Table 1, where the EDSR model was trained using the OBCC-OCR dataset, shows that the semantic loss improved the quality of text SR images. The improvement was not great (there was little difference in text readability between the SR images generated with and without the semantic loss), but it was consistent. Without the semantic loss, as shown in Figure 3 and Figure 4, text-unrelated textures may appear inside the letters, or the letters may be more seriously distorted, reducing text readability. This indicates that the semantic loss has provided the SR network with text-specific semantic information useful for upscaling text images from other images in the same category. However, when the EDSR model was trained using the DIV2K dataset in Table 2, the quality of the SR images deteriorated with the semantic loss. This is because the training images do not belong to the same semantic category and the semantic loss incorrectly enforces the SR images of different categories to be semantically similar.

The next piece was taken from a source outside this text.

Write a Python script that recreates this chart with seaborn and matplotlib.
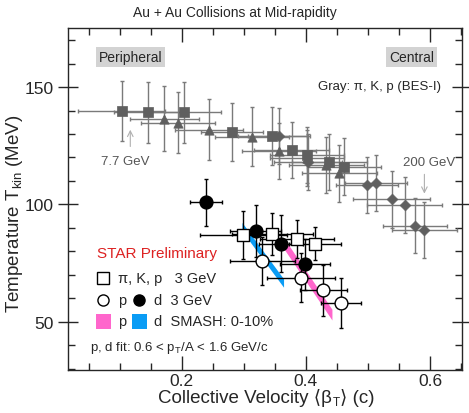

Table 1. Quality improvement of SR images with the semantic loss when training using the text image dataset (OBCC-OCR). The values to the left and right of ‘/’ represent the PSNR and SSIM, respectively.
Figure 3. Visual comparison (case 1) of text SR images with and without the semantic loss between training using OBCC-OCR. The images were enlarged to improve visibility. Without semantic loss, the letters either have unnatural and unpleasant textures or are poorly reconstructed.

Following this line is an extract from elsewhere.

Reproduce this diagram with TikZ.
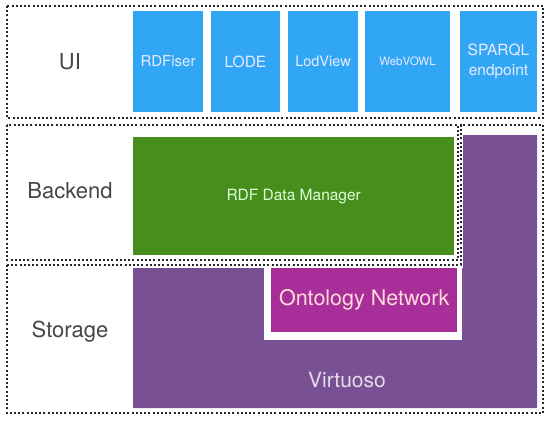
\documentclass[tikz,border=0pt]{standalone}
\usepackage{fontspec}
\setmainfont{TeX Gyre Heros}
\definecolor{uiblue}{RGB}{48,166,244}
\definecolor{bkgreen}{RGB}{72,142,28}
\definecolor{virt}{RGB}{122,80,148}
\definecolor{onto}{RGB}{168,46,154}
\definecolor{labgray}{RGB}{70,70,70}
\begin{document}
\begin{tikzpicture}[x=1pt,y=-1pt,
  layer/.style={draw=black!85,line width=1.5pt,dash pattern=on 2pt off 2.2pt},
  bluebox/.style={fill=uiblue,anchor=north west,inner sep=0pt,outer sep=0pt,text=blue!8!white,align=center},
  lab/.style={text=labgray,font=\fontsize{22}{24}\selectfont}]
\useasboundingbox (0,0) rectangle (550,421);
% UI components
\node[bluebox,minimum width=70,minimum height=101,font=\fontsize{15}{18}\selectfont] (rdfiser) at (133,11) {RDFiser};
\node[bluebox,minimum width=69,minimum height=101,font=\fontsize{15.5}{18}\selectfont] (lode) at (211,11) {LODE};
\node[bluebox,minimum width=70,minimum height=101,font=\fontsize{14.5}{18}\selectfont] (lodview) at (288,11) {LodView};
\node[bluebox,minimum width=85,minimum height=101,font=\fontsize{11.5}{14}\selectfont] (webvowl) at (365,11) {WebVOWL};
\node[bluebox,minimum width=77,minimum height=101,font=\fontsize{15.5}{20}\selectfont] (sparql) at (460,11) {SPARQL\\endpoint};
% Backend
\node[fill=bkgreen,anchor=north west,inner sep=0pt,minimum width=321,minimum height=118,text=green!15!white,font=\fontsize{15.5}{18}\selectfont] (rdfdm) at (133,137) {RDF Data Manager};
% Storage
\fill[virt] (133,268) -- (463,268) -- (463,135) -- (537,135) -- (537,408) -- (133,408) -- cycle;
\fill[white] (264,261) rectangle (462,340);
\node[fill=onto,anchor=north west,inner sep=0pt,minimum width=186,minimum height=64,text=pink!60!white,font=\fontsize{21.5}{24}\selectfont] (ontonet) at (271,268) {Ontology Network};
\node[text=virt!20!white,font=\fontsize{21}{24}\selectfont] (virtuoso) at (347,380) {Virtuoso};
% Layers
\draw[layer] (7,6) rectangle (543,118);
\draw[layer] (7,125) rectangle (458,260);
\draw[layer] (7,265) -- (461,265) -- (461,125) -- (543,125) -- (543,413) -- (7,413) -- cycle;
\node[lab] (uil) at (70,62) {UI};
\node[lab] (bel) at (70,191) {Backend};
\node[lab] (stl) at (70,332) {Storage};
\end{tikzpicture}
\end{document}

Figure 4. Visual comparison (case 2) of text SR images with and without the semantic loss between training using OBCC-OCR. The images are enlarged to improve visibility. The letters are better reconstructed by using semantic loss.
Table 2. Quality improvement of SR images with the semantic loss when training using the non-text image dataset (DIV2K). The values to the left and right of ‘/’ represent the PSNR and SSIM, respectively.

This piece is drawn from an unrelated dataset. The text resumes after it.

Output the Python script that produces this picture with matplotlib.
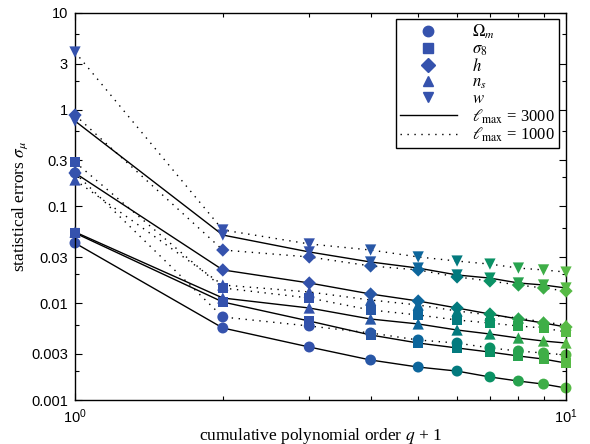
import numpy as np
import matplotlib.pyplot as plt
from matplotlib.lines import Line2D
from matplotlib.ticker import FixedLocator, NullFormatter

plt.rcParams['font.family'] = ['Liberation Sans', 'DejaVu Sans']
plt.rcParams['mathtext.fontset'] = 'stix'

# cumulative polynomial order q + 1
q_order = [1, 2, 3, 4, 5, 6, 7, 8, 9, 10]

# statistical errors, lmax = 3000 (solid) and lmax = 1000 (dotted)
omega_m_3000 = [0.0419, 0.00555, 0.00353, 0.00259, 0.00219, 0.00199, 0.00173, 0.00157, 0.00146, 0.00133]
omega_m_1000 = [0.222, 0.00721, 0.00582, 0.00493, 0.00417, 0.00388, 0.00345, 0.00321, 0.00306, 0.00292]
sigma8_3000 = [0.0532, 0.0103, 0.00655, 0.00470, 0.00388, 0.00345, 0.00313, 0.00285, 0.00265, 0.00241]
sigma8_1000 = [0.288, 0.01438, 0.01133, 0.00852, 0.00756, 0.00671, 0.00625, 0.00582, 0.00555, 0.00505]
h_3000 = [0.222, 0.0221, 0.0162, 0.01246, 0.01055, 0.00893, 0.00774, 0.00687, 0.00625, 0.00568]
h_1000 = [0.882, 0.0355, 0.0301, 0.0243, 0.0221, 0.0187, 0.0170, 0.01544, 0.01438, 0.01338]
ns_3000 = [0.0545, 0.01133, 0.00893, 0.00687, 0.00611, 0.00529, 0.00481, 0.00437, 0.00407, 0.00388]
ns_1000 = [0.188, 0.01544, 0.01307, 0.0108, 0.00959, 0.00832, 0.00756, 0.00704, 0.00640, 0.00596]
w_3000 = [0.765, 0.0507, 0.0339, 0.0267, 0.0231, 0.0196, 0.0182, 0.0162, 0.01544, 0.01438]
w_1000 = [3.95, 0.0572, 0.0410, 0.0355, 0.0301, 0.0273, 0.0254, 0.0231, 0.0221, 0.0210]

param_labels = [r'$\Omega_m$', r'$\sigma_8$', r'$h$', r'$n_s$', r'$w$']
markers = ['o', 's', 'D', '^', 'v']
marker_sizes = [62, 52, 46, 66, 66]

# marker colour for each q (blue -> green)
q_colors = ['#3552ad', '#3552ad', '#3352ab', '#2857a6', '#0d669c', '#037a7e',
            '#0b9165', '#28a34f', '#3fae47', '#57ba45']

series_3000 = [omega_m_3000, sigma8_3000, h_3000, ns_3000, w_3000]
series_1000 = [omega_m_1000, sigma8_1000, h_1000, ns_1000, w_1000]

fig = plt.figure(figsize=(5.9, 4.44), dpi=100)
ax = fig.add_axes([75/590, 44/444, 491/590, 387/444])
ax.set_xscale('log')
ax.set_yscale('log')

dotted = (0, (1, 4))
for ys in series_3000:
    ax.plot(q_order, ys, color='k', lw=1.0, zorder=1)
for ys in series_1000:
    ax.plot(q_order, ys, color='k', lw=1.0, ls=dotted, zorder=1)

for i in range(5):
    for ys in (series_1000[i], series_3000[i]):
        ax.scatter(q_order, ys, c=q_colors, marker=markers[i], s=marker_sizes[i],
                   linewidths=0, zorder=2 + i, clip_on=False)

ax.set_xlim(1, 10)
ax.set_ylim(1e-3, 10)

ax.set_xticks([1, 10])
ax.set_xticklabels([r'$\mathregular{10^0}$', r'$\mathregular{10^1}$'])
ax.xaxis.set_minor_locator(FixedLocator([2, 3, 4, 5, 6, 7, 8, 9]))
ax.xaxis.set_minor_formatter(NullFormatter())

yt = [0.001, 0.003, 0.01, 0.03, 0.1, 0.3, 1, 3, 10]
ax.set_yticks(yt)
ax.set_yticklabels(['0.001', '0.003', '0.01', '0.03', '0.1', '0.3', '1', '3', '10'])
ax.yaxis.set_minor_locator(FixedLocator([m * 10.0**k for k in range(-3, 1) for m in (2, 6)]))
ax.yaxis.set_minor_formatter(NullFormatter())

ax.tick_params(which='both', direction='in', top=True, right=True, labelsize=10.5, width=0.8)
ax.tick_params(which='major', length=5, pad=5)
ax.tick_params(which='minor', length=3)
for s in ax.spines.values():
    s.set_linewidth(1.0)

ax.set_xlabel(r'cumulative polynomial order $q$ + 1', family='Liberation Serif', fontsize=12.5, labelpad=0)
ax.set_ylabel(r'statistical errors $\sigma_\mu$', family='Liberation Serif', fontsize=12.5, labelpad=1)

handles = [Line2D([], [], ls='none', marker=m, color='#3552ad', markersize=7.5 if m != 's' else 6.5)
           for m in markers]
handles.append(Line2D([], [], color='k', lw=1.0))
handles.append(Line2D([], [], color='k', lw=1.0, ls=dotted))
labels = param_labels + [r'$\ell_{\rm max}$ = 3000', r'$\ell_{\rm max}$ = 1000']
leg = ax.legend(handles, labels, loc='upper right', bbox_to_anchor=(0.985, 0.985),
                borderaxespad=0, prop={'family': 'Liberation Serif', 'size': 12},
                fancybox=False, framealpha=1, edgecolor='k', handlelength=3.4,
                labelspacing=0.0, borderpad=0.25, handletextpad=0.9)
leg.get_frame().set_linewidth(1.0)

fig.savefig('out.png', dpi=100)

When using the DIV2K training dataset, the SR results of IAM-HistDB and DIVA-HisDB were better without semantic loss. This is because, when using the OBCC-OCR training dataset, the model will be over-fitted to the OBCC-OCR dataset without using the semantic loss, rendering it ineffective for the other text image datasets, although they are semantically equivalent. Furthermore, the OBCC-OCR images do not have sufficient or various textures as the DIV2K images and the textures that do not exist in the OBCC-OCR images (OBCC-OCR, IAM-HistDB, and DIVA-HisDB are text image datasets that can include locally or partially different textures.) can be recovered more effectively using the DIV2K training dataset. This is the same in the DIV2K SR results.
In most results, the visual enhancement of the SR images with the semantic loss could not be clearly observed with the naked eye, as shown in Figure 3 and Figure 4. To indirectly visualize the enhancement, we computed the difference between SR images with and without semantic loss, as shown in Figure 5. The difference images represent the additional information obtained by adopting semantic loss. They were bright in the text regions as expected, but this held true even when the DIV2K training dataset was used. However, we could deduce that the text-specific information was not correctly learned when using the DIV2K training dataset because the difference was unclear in some text regions, especially colored or light text regions. The difference was more noticeable when using the OBCC-OCR training dataset, indicating that the text-specific information was well-learned, improving the quality of text SR images.
Figure 5. Visual comparison of text SR images with the semantic loss between training using OBCC-OCR and DIV2K. The difference images were equally boosted to improve visibility.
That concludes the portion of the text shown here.